Hongjun Liu, Junpeng Shi, Chuanlong Sun, Hao Gong, Xingming Fan, Fazhan Qiu, Xuehui Huang, Qi Feng, Xixi Zheng, Ningning Yuan, Changsheng Li, Zhiyong Zhang, Yiting Deng, Jiechen Wang, Guangtang Pan, Bin Han, Jinsheng Lai, and Yongrui Wu

Significance

More than half a century ago, Oliver Nelson and Edwin Mertz at Purdue University found the maize opaque2 (o2) mutation produces doubling of the endosperm lysine content, creating the foundation for quality protein maize (QPM) breeding. QPM has the potential to benefit millions of people in developing countries who consume maize as their sole protein source. However, breeding new QPM hybrids takes longer than regular hybrids, primarily because of the complex and unknown components of o2 endosperm modification; this has limited expansion of QPM worldwide. We identified a quantitative trait locus, a gene duplication at the 27-kDa γ-zein locus, which confers enhanced expression of this protein and leads to endosperm modification. This knowledge can effectively be applied in QPM breeding.

Abstract

The maize opaque2 (o2) mutant has a high nutritional value but it develops a chalky endosperm that limits its practical use. Genetic selection for o2 modifiers can convert the normally chalky endosperm of the mutant into a hard, vitreous phenotype, yielding what is known as quality protein maize (QPM). Previous studies have shown that enhanced expression of 27-kDa γ-zein in QPM is essential for endosperm modification. Taking advantage of genome-wide association study analysis of a natural population, linkage mapping analysis of a recombinant inbred line population, and map-based cloning, we identified a quantitative trait locus (qγ27) affecting expression of 27-kDa γ-zein. qγ27 was mapped to the same region as the major o2 modifier (o2 modifier1) on chromosome 7 near the 27-kDa γ-zein locus. qγ27 resulted from a 15.26-kb duplication at the 27-kDa γ-zein locus, which increases the level of gene expression. This duplication occurred before maize domestication; however, the gene structure of qγ27 appears to be unstable and the DNA rearrangement frequently occurs at this locus. Because enhanced expression of 27-kDa γ-zein is critical for endosperm modification in QPM, qγ27 is expected to be under artificial selection. This discovery provides a useful molecular marker that can be used to accelerate QPM breeding.

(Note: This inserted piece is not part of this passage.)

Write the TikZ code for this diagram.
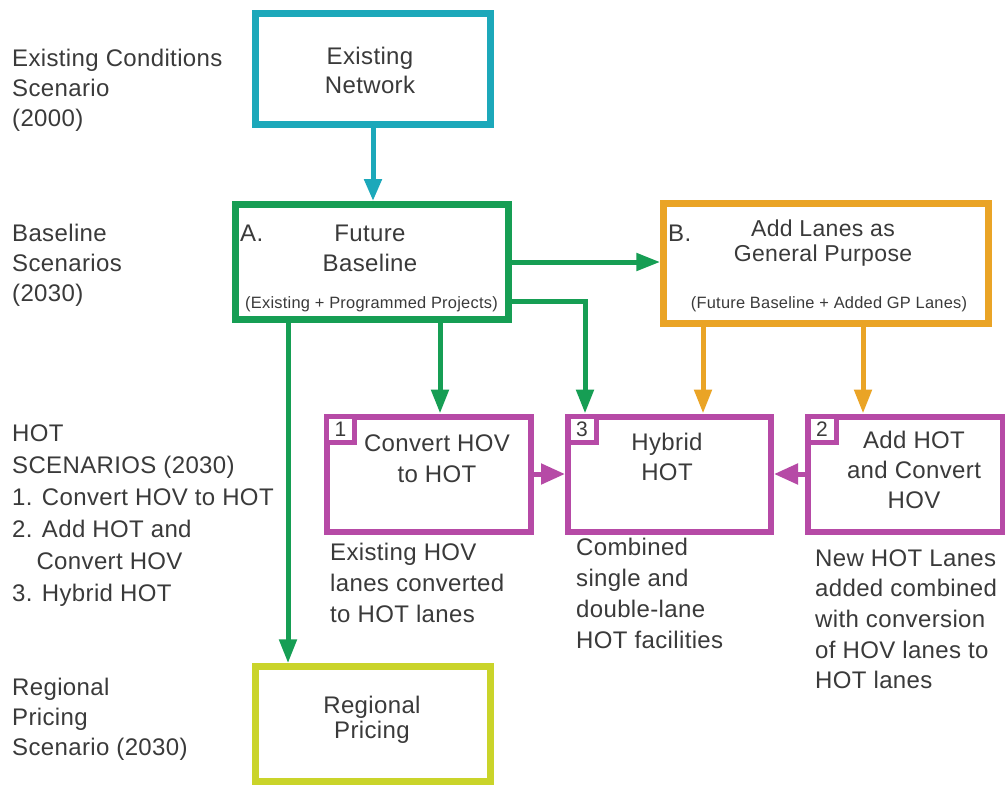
\documentclass[tikz,border=0pt]{standalone}
\usepackage{fontspec}
\setmainfont[LetterSpace=1.5]{Liberation Sans}
\usetikzlibrary{arrows.meta}
\definecolor{cyanb}{RGB}{28,168,186}
\definecolor{greenb}{RGB}{22,158,84}
\definecolor{orangeb}{RGB}{234,164,38}
\definecolor{purpleb}{RGB}{182,74,166}
\definecolor{limeb}{RGB}{202,212,42}
\definecolor{txt}{RGB}{58,58,58}
\tikzset{
  box/.style={draw, fill=white, line width=7pt, inner sep=0pt},
  pbox/.style={draw=purpleb, fill=white, line width=6pt, inner sep=0pt, minimum width=204pt, minimum height=115pt},
  tab/.style={draw=purpleb, fill=white, line width=5pt, inner sep=0pt, outer sep=0pt, anchor=north west,
    minimum width=28pt, minimum height=26pt, font=\fontsize{21}{21}\selectfont, text=txt},
  lbl/.style={anchor=north west, align=left, inner sep=0pt, text=txt, font=\fontsize{24}{30}\selectfont},
  ctr/.style={anchor=north, align=center, inner sep=0pt, text=txt},
  small/.style={inner sep=0pt, text=txt, font=\fontsize{16.4}{18}\selectfont},
  conn/.style={line width=5pt, -{Triangle[length=24pt,width=17pt]}},
  pconn/.style={line width=5pt, draw=purpleb, -{Triangle[length=24pt,width=20pt]}}
}
\begin{document}
\begin{tikzpicture}[x=1pt,y=-1pt]
\useasboundingbox (0,0) rectangle (1005,785);
\clip (0,0) rectangle (1005,785);
\fill[white] (0,0) rectangle (1005,785);

% boxes
\node[box, draw=cyanb, minimum width=235pt, minimum height=111pt] (EN) at (373,69) {};
\node[box, draw=greenb, minimum width=273.5pt, minimum height=115pt] (A) at (372,262) {};
\node[box, draw=orangeb, minimum width=324.5pt, minimum height=120pt] (B) at (826,263.5) {};
\node[pbox] (C1) at (428.5,474) {};
\node[pbox, minimum width=203pt] (H3) at (669.5,474) {};
\node[pbox, minimum width=195pt] (C2) at (905.5,474) {};
\node[box, draw=limeb, minimum width=235pt, minimum height=114.5pt] (RP) at (372.5,724) {};

% tabs
\node[tab] (T1) at (326.5,416.5) {1};
\node[tab] (T3) at (568,416.5) {3};
\node[tab] (T2) at (808,416.5) {2};

% box texts
\node[ctr, font=\fontsize{24}{29}\selectfont] (ENt) at (370,64-20.3) {\strut Existing\\Network};
\node[ctr, font=\fontsize{24}{30}\selectfont] (At) at (370,241-21) {\strut Future\\Baseline};
\node[lbl, font=\fontsize{24}{30}\selectfont] (Al) at (240,241-21) {\strut A.};
\node[small, anchor=base] (As) at (371.5,308) {(Existing + Programmed Projects)};
\node[ctr, font=\fontsize{23}{24.5}\selectfont] (Bt) at (823,220) {Add Lanes as\\General Purpose};
\node[lbl, font=\fontsize{24}{30}\selectfont] (Bl) at (668,241-21) {\strut B.};
\node[small, anchor=base] (Bs) at (829,308) {(Future Baseline + Added GP Lanes)};
\node[ctr, font=\fontsize{24}{31}\selectfont] (C1t) at (437,451-21.7) {\strut Convert HOV\\to HOT};
\node[ctr, font=\fontsize{24}{30}\selectfont] (H3t) at (667,450-21) {\strut Hybrid\\HOT};
\node[ctr, font=\fontsize{24}{30}\selectfont] (C2t) at (914,448-21) {\strut Add HOT\\and Convert\\HOV};
\node[ctr, font=\fontsize{24}{25}\selectfont] (RPt) at (372,713-17.5) {\strut Regional\\Pricing};

% left labels
\node[lbl] (L1) at (12,66-21) {\strut Existing Conditions\\Scenario\\(2000)};
\node[lbl] (L2) at (12,241-21) {\strut Baseline\\Scenarios\\(2030)};
\node[lbl, font=\fontsize{24}{32}\selectfont] (L3) at (12,441-22.4) {\strut HOT\\SCENARIOS (2030)\\1. Convert HOV to HOT\\2. Add HOT and\\\phantom{2.\,}Convert HOV\\3. Hybrid HOT};
\node[lbl] (L4) at (12,695-21) {\strut Regional\\Pricing\\Scenario (2030)};

% descriptions
\node[lbl, font=\fontsize{24}{31}\selectfont] (D1) at (330,560-21.7) {\strut Existing HOV\\lanes converted\\to HOT lanes};
\node[lbl, font=\fontsize{24}{31}\selectfont] (D3) at (576,555-21.7) {\strut Combined\\single and\\double-lane\\HOT facilities};
\node[lbl, font=\fontsize{24}{30.7}\selectfont] (D2) at (815,566-21.5) {\strut New HOT Lanes\\added combined\\with conversion\\of HOV lanes to\\HOT lanes};

% connectors
\draw[conn, draw=cyanb, -{Triangle[length=22pt,width=17pt]}] (EN.south) -- (EN.south |- A.north);
\draw[conn, draw=greenb] (A.east) -- (A.east -| B.west);
\coordinate (a0) at ([yshift=-39pt]A.east);
\coordinate (h0) at ([xshift=20pt]H3.north west);
\draw[conn, draw=greenb] (a0) -| (h0);
\coordinate (a1) at ([xshift=68pt]A.south);
\draw[conn, draw=greenb] (a1) -- (a1 |- C1.north);
\coordinate (a2) at ([xshift=-84pt]A.south);
\draw[conn, draw=greenb] (a2) -- (a2 |- RP.north);
\coordinate (b1) at ([xshift=-123pt]B.south);
\draw[conn, draw=orangeb] (b1) -- (b1 |- H3.north);
\coordinate (b2) at ([xshift=37pt]B.south);
\draw[conn, draw=orangeb] (b2) -- (b2 |- C2.north);
\draw[pconn] (C1.east) -- (H3.west);
\draw[pconn] (C2.west) -- (H3.east);
\end{tikzpicture}
\end{document}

See http://www.pnas.org/content/113/18/4964.full

PNAS May 3 2016; vol.113; no.18: 4964–4969

Fig. 1.

Silencing of Pbf in QPM. (A) Ear phenotypes of K0326Y and K0326Y × o2;PbfRNAi/+. In K0326Y × o2;PbfRNAi/+, half of the progeny inherited the PbfRNAi transgene and expressed a reduced level of 27-kDa γ-zein and exhibited an opaque phenotype. Two representative vitreous and opaque seeds are indicated by asterisks and arrowheads. (B) Truncated seed phenotypes. The left two seeds not inheriting the PbfRNAi are vitreous, whereas the right two positive seeds are opaque. (C) The seeds inheriting the PbfRNAi expressed a decreased level of 27-kDa γ-zein. The 27-kDa γ-zein is indicated by the arrow.